Le modèle de Pickman – H.P. Lovecraft / L’autre modèle de Pickman – Caitlin R. Kiernan

Dunwich, Innsmouth, Boston, Hollywood, c’est le même destin !

ghoul_LovecraftC’est désormais presque une tradition, pas un mois sans parler d’une nouvelle signée Caitlin R. Kiernan sur ce blog. Et pas un mois non plus sans composer pas à pas ma petite anthologie Apophienne idéale du meilleur de ce que les Lovecrafteries du XXIe siècle ont à nous offrir. Dans ce registre, L’autre modèle de Pickman signé par l’autrice est un représentant de choix, tant il revient avec régularité dans différentes anthologies, qu’elles soient françaises ou anglo-saxonnes (vous trouverez une liste de liens en fin de critique). Comme son nom l’indique, ce texte est basé sur un de ceux du maître, Le modèle de Pickman, ce qui fait que je vous en propose également la critique, « en tandem » pourrait-on dire. Comme avec beaucoup de Lovecrafteries modernes, la nouvelle de Kiernan met en exergue ce qui était laissé dans l’ombre, voire complètement passé sous silence, chez H.P.L (les femmes, l’homosexualité, le sexe et la pornographie), tout en répondant, pour une certaine catégorie de créatures, aux mêmes questions posées dans Le cauchemar d’Innsmouth, par exemple. 

Le modèle de Pickman – H.P. Lovecraft

William Turber fait à Eliot Blackman, un autre artiste membre du Boston Art Club, le récit de sa visite de l’atelier secret de Richard Upton Pickman. Turber considère ce dernier comme le plus grand peintre de l’histoire de la ville en matière d’art morbide. Le peu de toiles qu’il ait dévoilé dans le cadre du Club a créé un puissant sentiment de malaise, car sa paradoxale représentation profondément réaliste de monstres fantasmagoriques est viscéralement dérangeante. Lorsque Pickman convainc Turber de visiter la maison ancienne qu’il loue sous un nom d’emprunt et dans laquelle il peint, l’ancien combattant de la Première Guerre Mondiale, pourtant homme endurci, manque défaillir lorsqu’il voit les autres œuvres de Pickman, dont celles présentées publiquement n’étaient qu’un pâle reflet, presque édulcoré. A la faveur d’un incident, il comprendra alors d’où vient le côté terriblement vivant, réaliste, de ces représentations d’êtres impossibles. Mais le sont-ils vraiment ?
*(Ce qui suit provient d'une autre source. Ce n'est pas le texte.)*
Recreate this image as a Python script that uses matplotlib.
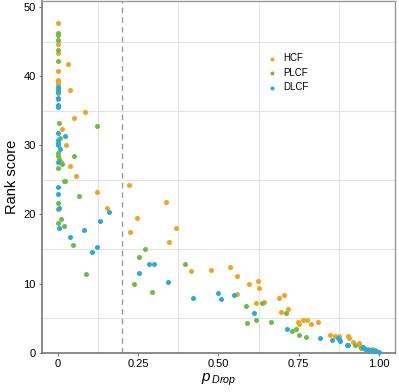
import matplotlib
matplotlib.use("Agg")
import matplotlib.pyplot as plt
from matplotlib.ticker import FixedLocator

plt.rcParams['font.family'] = ['Liberation Sans', 'DejaVu Sans']
plt.rcParams['mathtext.fontset'] = 'custom'
plt.rcParams['mathtext.it'] = 'Liberation Sans:italic'
plt.rcParams['mathtext.rm'] = 'Liberation Sans'

# HCF (orange)
hcf_x = [0, 0, 0, 0, 0, 0, 0,
         0.031, 0.036, 0.083, 0.049, 0.012, 0.026, 0.010, 0.036, 0.057, 0.122,
         0.220, 0.154, 0.337, 0.247, 0.226, 0.367, 0.347, 0.414, 0.476, 0.537,
         0.558, 0.623, 0.595, 0.626, 0.559, 0.703, 0.689, 0.617, 0.643, 0.717,
         0.694, 0.748, 0.751, 0.763, 0.777, 0.788, 0.809, 0.846, 0.864, 0.875,
         0.904, 0.906, 0.919, 0.938, 0.941, 0.966, 0.978, 0.988]
hcf_y = [47.7, 44.7, 43.4, 40.7, 39.5, 39.2, 38.9,
         41.8, 37.95, 34.8, 33.9, 32.4, 30.0, 27.6, 27.0, 25.6, 23.3,
         24.2, 20.9, 21.8, 19.5, 17.5, 18.1, 16.0, 11.9, 12.0, 12.4,
         11.1, 10.4, 9.96, 9.4, 8.5, 8.3, 7.9, 7.2, 7.3, 6.4,
         5.9, 4.45, 4.2, 4.7, 4.8, 4.1, 4.4, 2.6, 2.5, 2.4,
         2.45, 2.2, 1.5, 1.4, 1.0, 0.5, 0.5, 0.4]

# PLCF (green)
plcf_x = [0, 0, 0, 0, 0, 0, 0, 0, 0.002, 0.006, 0, 0, 0.004, 0, 0, 0, 0,
          0.123, 0.049, 0.014, 0.018, 0.023, 0.065, 0.010, 0.020, 0.047, 0.088,
          0.270, 0.253, 0.397, 0.237, 0.293, 0.635, 0.586, 0.709, 0.589, 0.616,
          0.663, 0.729, 0.743, 0.752, 0.772, 0.925, 0.945, 0.980]
plcf_y = [46.2, 46.0, 45.2, 43.8, 42.2, 38.2, 37.5, 36.7, 33.2, 31.1, 28.9, 28.4, 28.0, 26.65, 21.6, 20.8, 18.8,
          32.8, 28.4, 27.3, 24.8, 24.8, 22.7, 19.4, 18.4, 15.6, 11.4,
          15.0, 13.8, 12.8, 9.9, 8.85, 7.2, 6.8, 5.8, 4.3, 4.7,
          4.4, 3.1, 3.4, 2.55, 2.3, 1.2, 0.7, 0.35]

# DLCF (blue)
dlcf_x = [0, 0, 0, 0, 0, 0, 0, 0, 0, 0, 0, 0, 0.002, 0.002,
          0.022, 0.006, 0.160, 0.131, 0.080, 0.036, 0.121, 0.107, 0.284, 0.299,
          0.252, 0.343, 0.422, 0.499, 0.509, 0.547, 0.611, 0.715, 0.815, 0.853,
          0.872, 0.877, 0.880, 0.900, 0.905, 0.949, 0.958, 0.966, 0.972, 0.984,
          0.992, 1.0]
dlcf_y = [38.5, 37.8, 36.9, 35.9, 35.6, 31.8, 30.8, 30.4, 30.1, 27.6, 24.0, 22.9, 21.0, 18.0,
          31.4, 29.5, 20.3, 19.0, 17.8, 16.8, 15.25, 14.6, 12.8, 12.8,
          11.5, 10.3, 7.9, 8.66, 7.75, 8.3, 5.8, 3.4, 2.2, 1.9,
          2.2, 2.0, 1.7, 1.2, 1.2, 0.87, 0.6, 0.4, 0.35, 0.2,
          0.2, 0.05]

xticks = [0, 0.25, 0.5, 0.75, 1.0]
xticklabels = ["0", "0.25", "0.50", "0.75", "1.00"]
yticks = [0, 10, 20, 30, 40, 50]

orange = "#f7a21b"
green = "#6abd45"
blue = "#27aae1"

fig = plt.figure(figsize=(3.99, 3.92), dpi=100)
ax = fig.add_axes([0.105, 0.100, 0.885, 0.898])

ax.scatter(hcf_x, hcf_y, s=13, color=orange, linewidths=0, label="HCF", zorder=3, clip_on=False)
ax.scatter(plcf_x, plcf_y, s=13, color=green, linewidths=0, label="PLCF", zorder=3, clip_on=False)
ax.scatter(dlcf_x, dlcf_y, s=13, color=blue, linewidths=0, label="DLCF", zorder=3, clip_on=False)

ax.axvline(0.2, color="#999999", lw=1.0, ls=(0, (4, 3)), zorder=2)

ax.set_xlim(-0.05, 1.05)
ax.set_ylim(0, 50.9)
ax.set_xticks(xticks)
ax.set_xticklabels(xticklabels)
ax.set_yticks(yticks)
ax.xaxis.set_minor_locator(FixedLocator([0.125, 0.375, 0.625, 0.875]))
ax.yaxis.set_minor_locator(FixedLocator([5, 15, 25, 35, 45]))
ax.grid(which="minor", color="#e3e3e3", lw=0.8)
ax.grid(which="major", visible=False)
ax.set_axisbelow(True)
ax.tick_params(which="minor", length=0)
ax.tick_params(which="major", labelsize=8, length=2.5, width=0.8, color="#777777", pad=2)

for side in ["left", "bottom"]:
    ax.spines[side].set_color("#777777")
    ax.spines[side].set_linewidth(1.2)
for side in ["top", "right"]:
    ax.spines[side].set_color("#999999")
    ax.spines[side].set_linewidth(1.0)

ax.set_ylabel("Rank score", fontsize=10.5, labelpad=3)
ax.set_xlabel(r"$p_{\,Drop}$", fontsize=11, labelpad=2)

ax.legend(loc="upper left", bbox_to_anchor=(0.605, 0.87), frameon=False, fontsize=7,
          markerscale=0.8, handletextpad=0.2, labelspacing=0.45, borderpad=0.2)

fig.savefig("out.png", dpi=100)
Si le texte de Lovecraft est prévisible, surtout pour celui qui aurait lu La quête onirique de Kadath l’inconnue avant (et qui sait donc ce que Pickman est devenu), il n’en reste pas moins intéressant sur le plan des techniques littéraires utilisées, inhabituelles, pour certaines, chez l’auteur : le récit est fait par Turber, à la première personne du singulier, et si les questions posées par Eliot ne sont jamais écrites par Lovecraft, Turber y répond pourtant dans son monologue (sa voix est la seule qui est écrite dans le récit, avec celle de Pickman qui, lui aussi, fait un monologue lors d’un long passage : il n’y a aucun dialogue explicitement rédigé par Lovecraft dans tout ce texte). Et bien entendu, l’interlocuteur du narrateur sert à poser les questions que le lecteur doit forcément se poser lui-même.

Notez que cette nouvelle présente certaines ressemblances, dans son environnement, avec celui décrit dans L’horreur de Red Hook, à la seule différence que l’action se situe à Boston et pas à Brooklyn. On retrouve toutefois un quartier défavorisé, où les immigrés sont très nombreux, et parcouru de tunnels. L’expression du racisme de Lovecraft est toutefois moins explicite ici (elle n’apparaît vraiment que dans une phrase).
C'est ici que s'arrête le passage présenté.